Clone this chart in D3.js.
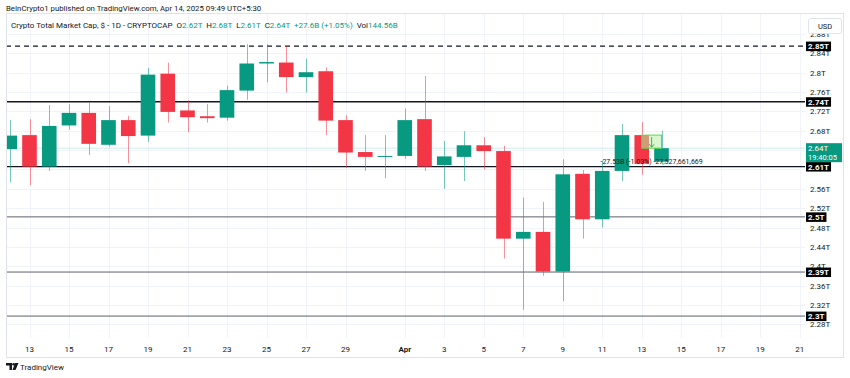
<!DOCTYPE html>
<html>
<head>
<meta charset="utf-8">
<script src="https://cdn.jsdelivr.net/npm/d3@7"></script>
<style>
  body { margin: 0; background: #fff; }
  svg { display: block; }
  text { font-family: Roboto, "Noto Sans", sans-serif; }
</style>
</head>
<body>
<svg width="850" height="378"></svg>
<script>
// daily candles, values in trillions USD
const days = ["2025-03-12","2025-03-13","2025-03-14","2025-03-15","2025-03-16","2025-03-17",
  "2025-03-18","2025-03-19","2025-03-20","2025-03-21","2025-03-22","2025-03-23","2025-03-24",
  "2025-03-25","2025-03-26","2025-03-27","2025-03-28","2025-03-29","2025-03-30","2025-03-31",
  "2025-04-01","2025-04-02","2025-04-03","2025-04-04","2025-04-05","2025-04-06","2025-04-07",
  "2025-04-08","2025-04-09","2025-04-10","2025-04-11","2025-04-12","2025-04-13","2025-04-14"];
const open  = [2.642,2.671,2.606,2.691,2.717,2.651,2.702,2.670,2.798,2.722,2.710,2.707,2.763,
  2.819,2.821,2.791,2.803,2.702,2.636,2.626,2.628,2.704,2.609,2.626,2.650,2.638,2.457,2.471,
  2.389,2.591,2.497,2.597,2.671,2.616];
const high  = [2.702,2.704,2.733,2.735,2.739,2.731,2.711,2.810,2.821,2.743,2.735,2.773,2.859,
  2.859,2.855,2.829,2.811,2.712,2.671,2.671,2.726,2.793,2.659,2.679,2.667,2.649,2.542,2.533,
  2.621,2.599,2.618,2.694,2.698,2.680];
const low   = [2.573,2.568,2.597,2.682,2.630,2.647,2.613,2.657,2.697,2.677,2.697,2.701,2.744,
  2.780,2.759,2.759,2.671,2.603,2.597,2.582,2.622,2.597,2.560,2.576,2.600,2.416,2.310,2.380,
  2.328,2.457,2.480,2.576,2.589,2.610];
const close = [2.670,2.606,2.690,2.717,2.653,2.702,2.669,2.796,2.719,2.708,2.706,2.764,2.819,
  2.822,2.791,2.801,2.701,2.635,2.626,2.628,2.702,2.606,2.627,2.650,2.638,2.457,2.471,2.389,
  2.590,2.497,2.597,2.671,2.612,2.644];

// horizontal levels drawn on the chart
const levels      = [2.855, 2.74, 2.606, 2.502, 2.388, 2.297];
const levelLabels = ["2.85T","2.74T","2.61T","2.5T","2.39T","2.3T"];
const levelStyle  = ["dash","dark","dark","gray","gray","gray"];

const yTicks = [2.28,2.32,2.36,2.4,2.44,2.48,2.52,2.56,2.6,2.64,2.68,2.72,2.76,2.8,2.84,2.88];
const xTicks = ["2025-03-13","2025-03-15","2025-03-17","2025-03-19","2025-03-21","2025-03-23",
  "2025-03-25","2025-03-27","2025-03-29","2025-04-01","2025-04-03","2025-04-05","2025-04-07",
  "2025-04-09","2025-04-11","2025-04-13","2025-04-15","2025-04-17","2025-04-19","2025-04-21"];

const lastPrice = 2.644;
const lastLabel = "2.64T";
const countdown = "19:40:05";

// price range tool
const measureFrom = "2025-04-13", measureTo = "2025-04-14";
const measureP0 = 2.671, measureP1 = 2.644;
const measureText = "-27.53B (-1.03%) -27,527,661,669";

const UP = "#089981", DOWN = "#f23645";
const pane = { left: 6, right: 805, top: 14, bottom: 338 };

const parse = d3.utcParse("%Y-%m-%d");
const x = d3.scaleUtc()
  .domain([parse("2025-03-13"), parse("2025-04-14")])
  .range([29.5, 661.5]);
const y = d3.scaleLinear().domain([2.28, 2.8]).range([324.3, 72.7]);
const step = x(parse("2025-03-14")) - x(parse("2025-03-13"));
const bw = step * 0.74;

const svg = d3.select("svg");

// frame
svg.append("rect")
  .attr("x", 6.5).attr("y", 13.5).attr("width", 837).attr("height", 344)
  .attr("fill", "none").attr("stroke", "#e0e3eb");

svg.append("defs").append("clipPath").attr("id", "pane")
  .append("rect")
  .attr("x", pane.left + 1).attr("y", pane.top)
  .attr("width", pane.right - pane.left - 1).attr("height", pane.bottom - pane.top);

const grid = svg.append("g").attr("clip-path", "url(#pane)");
grid.selectAll(".vg").data(xTicks).enter().append("line")
  .attr("x1", d => Math.round(x(parse(d))) + 0.5).attr("x2", d => Math.round(x(parse(d))) + 0.5)
  .attr("y1", pane.top).attr("y2", pane.bottom)
  .attr("stroke", "#f0f3fa");
grid.selectAll(".hg").data(yTicks).enter().append("line")
  .attr("x1", pane.left).attr("x2", pane.right)
  .attr("y1", d => Math.round(y(d)) + 0.5).attr("y2", d => Math.round(y(d)) + 0.5)
  .attr("stroke", "#f0f3fa");

// last price line
grid.append("line")
  .attr("x1", pane.left).attr("x2", pane.right)
  .attr("y1", y(lastPrice)).attr("y2", y(lastPrice))
  .attr("stroke", UP).attr("stroke-opacity", 0.18);

// level lines
grid.selectAll(".lvl").data(levels).enter().append("line")
  .attr("x1", pane.left).attr("x2", pane.right + 2)
  .attr("y1", d => y(d)).attr("y2", d => y(d))
  .attr("stroke", (d, i) => levelStyle[i] === "gray" ? "#5d606b" : "#131722")
  .attr("stroke-width", (d, i) => levelStyle[i] === "gray" ? 1 : 1.3)
  .attr("stroke-dasharray", (d, i) => levelStyle[i] === "dash" ? "5,4" : null);

// candles
const candles = days.map((d, i) => ({ date: parse(d), o: open[i], h: high[i], l: low[i], c: close[i] }));
const cg = grid.append("g");
cg.selectAll(".wick").data(candles).enter().append("line")
  .attr("x1", d => Math.round(x(d.date)) + 0.5).attr("x2", d => Math.round(x(d.date)) + 0.5)
  .attr("y1", d => y(d.h)).attr("y2", d => y(d.l))
  .attr("stroke", d => d.c >= d.o ? UP : DOWN).attr("stroke-opacity", 0.55);
cg.selectAll(".body").data(candles).enter().append("rect")
  .attr("x", d => x(d.date) - bw / 2)
  .attr("width", bw)
  .attr("y", d => y(Math.max(d.o, d.c)))
  .attr("height", d => Math.max(1, Math.abs(y(d.o) - y(d.c))))
  .attr("fill", d => d.c >= d.o ? UP : DOWN);

// price range tool
const mx0 = x(parse(measureFrom)), mx1 = x(parse(measureTo));
grid.append("rect")
  .attr("x", mx0).attr("y", y(measureP0))
  .attr("width", mx1 - mx0).attr("height", y(measureP1) - y(measureP0))
  .attr("fill", "#b6f0a8").attr("fill-opacity", 0.55)
  .attr("stroke", "#5fd84a").attr("stroke-width", 1);
const mxm = (mx0 + mx1) / 2;
grid.append("line")
  .attr("x1", mxm).attr("x2", mxm)
  .attr("y1", y(measureP0) + 2).attr("y2", y(measureP1) - 1)
  .attr("stroke", "#4caf50");
grid.append("path")
  .attr("d", `M${mxm - 2.5},${y(measureP1) - 4} L${mxm},${y(measureP1) - 1} L${mxm + 2.5},${y(measureP1) - 4}`)
  .attr("fill", "none").attr("stroke", "#4caf50");
grid.append("text")
  .attr("x", mxm).attr("y", y(measureP1) + 16)
  .attr("text-anchor", "middle").attr("font-size", 7).attr("fill", "#131722")
  .text(measureText);

// price axis labels (ones sitting right under a tag are hidden, like the terminal does)
const tagYs = levels.concat([lastPrice]).map(v => y(v));
svg.selectAll(".yt").data(yTicks.filter(v => tagYs.every(t => Math.abs(t - y(v)) > 4)))
  .enter().append("text")
  .attr("x", 810).attr("y", d => y(d) + 3)
  .attr("font-size", 8).attr("fill", "#131722")
  .text(d => d3.format(".2~f")(d) + "T");

// level price tags
levels.forEach((v, i) => {
  const g = svg.append("g");
  const t = g.append("text")
    .attr("x", 808).attr("y", y(v) + 3)
    .attr("font-size", 8).attr("font-weight", "bold").attr("fill", "#fff")
    .text(levelLabels[i]);
  const w = t.node().getComputedTextLength();
  g.insert("rect", "text")
    .attr("x", 806).attr("y", y(v) - 4.5)
    .attr("width", w + 4).attr("height", 9.5)
    .attr("fill", "#000");
});

// last price tag
svg.append("rect")
  .attr("x", 806).attr("y", y(lastPrice) - 5).attr("width", 36).attr("height", 19)
  .attr("fill", UP);
svg.append("text").attr("x", 808).attr("y", y(lastPrice) + 3)
  .attr("font-size", 8).attr("fill", "#fff").text(lastLabel);
svg.append("text").attr("x", 808).attr("y", y(lastPrice) + 12)
  .attr("font-size", 7.5).attr("fill", "#fff").text(countdown);

// currency box
svg.append("rect")
  .attr("x", 808.5).attr("y", 18.5).attr("width", 33).attr("height", 15).attr("rx", 2)
  .attr("fill", "#fff").attr("stroke", "#e0e3eb");
svg.append("text").attr("x", 825).attr("y", 29).attr("text-anchor", "middle")
  .attr("font-size", 7.5).attr("fill", "#131722").text("USD");

// time axis
svg.selectAll(".xt").data(xTicks).enter().append("text")
  .attr("x", d => x(parse(d))).attr("y", 352)
  .attr("text-anchor", "middle").attr("font-size", 8).attr("fill", "#131722")
  .attr("font-weight", d => d.endsWith("-01") ? "bold" : null)
  .text(d => d.endsWith("-01") ? d3.utcFormat("%b")(parse(d)) : +d.slice(8));

// header
svg.append("text").attr("x", 6).attr("y", 10.5).attr("font-size", 7.8).attr("fill", "#131722")
  .text("BeInCrypto1 published on TradingView.com, Apr 14, 2025 09:49 UTC+5:30");

const legend = svg.append("text").attr("x", 11).attr("y", 28).attr("font-size", 8).attr("fill", "#131722")
  .style("white-space", "pre");
const legendParts = [
  ["Crypto Total Market Cap, $ - 1D - CRYPTOCAP  ", "#131722"],
  ["O", "#131722"], ["2.62T  ", UP],
  ["H", "#131722"], ["2.68T  ", UP],
  ["L", "#131722"], ["2.61T  ", UP],
  ["C", "#131722"], ["2.64T  ", UP],
  ["+27.6B (+1.05%)  ", UP],
  ["Vol", "#131722"], ["144.56B", UP]
];
legendParts.forEach(p => legend.append("tspan").attr("fill", p[1]).text(p[0]));

// footer logo
const logo = svg.append("g").attr("transform", "translate(6,363)").attr("fill", "#131722");
logo.append("path").attr("d", "M0,0 H6 V7 H3.5 V2.5 H0 Z");
logo.append("circle").attr("cx", 7.6).attr("cy", 1.3).attr("r", 1.3);
logo.append("path").attr("d", "M9,0 H12.5 L9.5,7 H6.5 Z");
svg.append("text").attr("x", 20).attr("y", 370).attr("font-size", 8).attr("fill", "#131722")
  .text("TradingView");
</script>
</body>
</html>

________

Every line from the top of the material above through the line with "2.590,2.497,2.597,2.671,2.612,2.644];" should be duplicated exactly, please; leave out the pictures.

Clone this chart in D3.js.
<!DOCTYPE html>
<html>
<head>
<meta charset="utf-8">
<script src="https://cdn.jsdelivr.net/npm/d3@7"></script>
<style>
  body { margin: 0; background: #fff; }
  svg { display: block; }
  text { font-family: Roboto, "Noto Sans", sans-serif; }
</style>
</head>
<body>
<svg width="850" height="378"></svg>
<script>
// daily candles, values in trillions USD
const days = ["2025-03-12","2025-03-13","2025-03-14","2025-03-15","2025-03-16","2025-03-17",
  "2025-03-18","2025-03-19","2025-03-20","2025-03-21","2025-03-22","2025-03-23","2025-03-24",
  "2025-03-25","2025-03-26","2025-03-27","2025-03-28","2025-03-29","2025-03-30","2025-03-31",
  "2025-04-01","2025-04-02","2025-04-03","2025-04-04","2025-04-05","2025-04-06","2025-04-07",
  "2025-04-08","2025-04-09","2025-04-10","2025-04-11","2025-04-12","2025-04-13","2025-04-14"];
const open  = [2.642,2.671,2.606,2.691,2.717,2.651,2.702,2.670,2.798,2.722,2.710,2.707,2.763,
  2.819,2.821,2.791,2.803,2.702,2.636,2.626,2.628,2.704,2.609,2.626,2.650,2.638,2.457,2.471,
  2.389,2.591,2.497,2.597,2.671,2.616];
const high  = [2.702,2.704,2.733,2.735,2.739,2.731,2.711,2.810,2.821,2.743,2.735,2.773,2.859,
  2.859,2.855,2.829,2.811,2.712,2.671,2.671,2.726,2.793,2.659,2.679,2.667,2.649,2.542,2.533,
  2.621,2.599,2.618,2.694,2.698,2.680];
const low   = [2.573,2.568,2.597,2.682,2.630,2.647,2.613,2.657,2.697,2.677,2.697,2.701,2.744,
  2.780,2.759,2.759,2.671,2.603,2.597,2.582,2.622,2.597,2.560,2.576,2.600,2.416,2.310,2.380,
  2.328,2.457,2.480,2.576,2.589,2.610];
const close = [2.670,2.606,2.690,2.717,2.653,2.702,2.669,2.796,2.719,2.708,2.706,2.764,2.819,
  2.822,2.791,2.801,2.701,2.635,2.626,2.628,2.702,2.606,2.627,2.650,2.638,2.457,2.471,2.389,
  2.590,2.497,2.597,2.671,2.612,2.644];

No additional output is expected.